Ranvirsinhji

Personal information
- Born: 7 October 1919 Nawanagar, British India
- Died: 4 April 1962 (aged 42) India
- Batting: Right-handed
- Bowling: Right-arm medium-pace
- Relations: (see below)

Domestic team information
- 1936-37 to 1946-47: Nawanagar
- 1950-51 to 1951-52: Services

Career statistics
| Competition | FC |
| Matches | 30 |
| Runs scored | 834 |
| Batting average | 17.37 |
| 100s/50s | 0/1 |
| Top score | 53 |
| Balls bowled | 1527 |
| Wickets | 27 |
| Bowling average | 26.70 |
| 5 wickets in innings | 1 |
| 10 wickets in match | 0 |
| Best bowling | 6/84 |
| Catches/stumpings | 19/– |
- Source: CricketArchive, 13 December 2014

= Ranvirsinhji =

Indian cricketer

Maharaj Shri Ranvirsinhji (7 October 1919 – 4 April 1962), a member of the Jamnagar royal family, played first-class cricket in India from 1936 to 1952. He toured Australia with the Indian team in 1947-48 but did not play Test cricket.

Ranvirsinhji made his first-class debut in 1936–37 at the age of 17, and played in the Nawanagar team that won the Ranji Trophy final a few months later, along with his brother Indravijaysinhji and their cousin Yadvendrasinhji. In 1937-38 he made his highest score, 53, opening the batting for Nawanagar in an innings victory over Sind.

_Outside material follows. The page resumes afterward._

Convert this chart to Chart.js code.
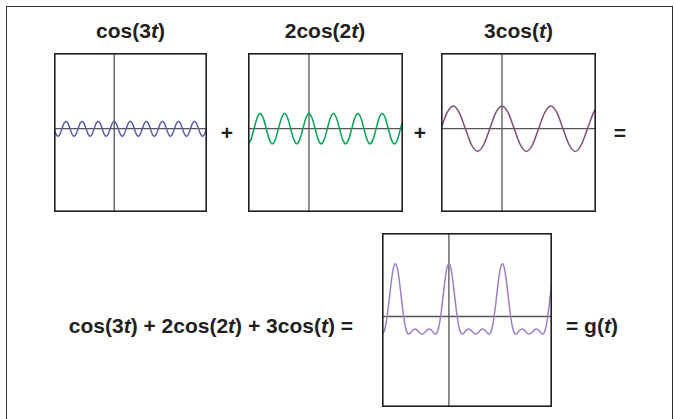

He made 31 (top score) and 43 and took 6 for 84 when Nawanagar lost by an innings to Bombay in the Ranji Trophy in 1946–47. But overall, in three matches in 1946-47 he scored only 137 runs at an average of 27.40, and he was a surprise late inclusion in the Indian team that toured Australia in 1947-48. In his first match of the tour, against New South Wales, he was injured when a ball from Ray Lindwall struck him on the knee. Later on the tour he had trouble with his eyes, and a specialist in Melbourne had a pair of spectacles made for him. He played only two first-class matches and was the only member of the 17-man team who did not play any of the Tests.

After the tour he did not play first-class cricket until 1950–51, when he returned to play for two unsuccessful seasons with Services.

His son Prahlad Singh played five matches for Saurashtra from 1958 to 1967.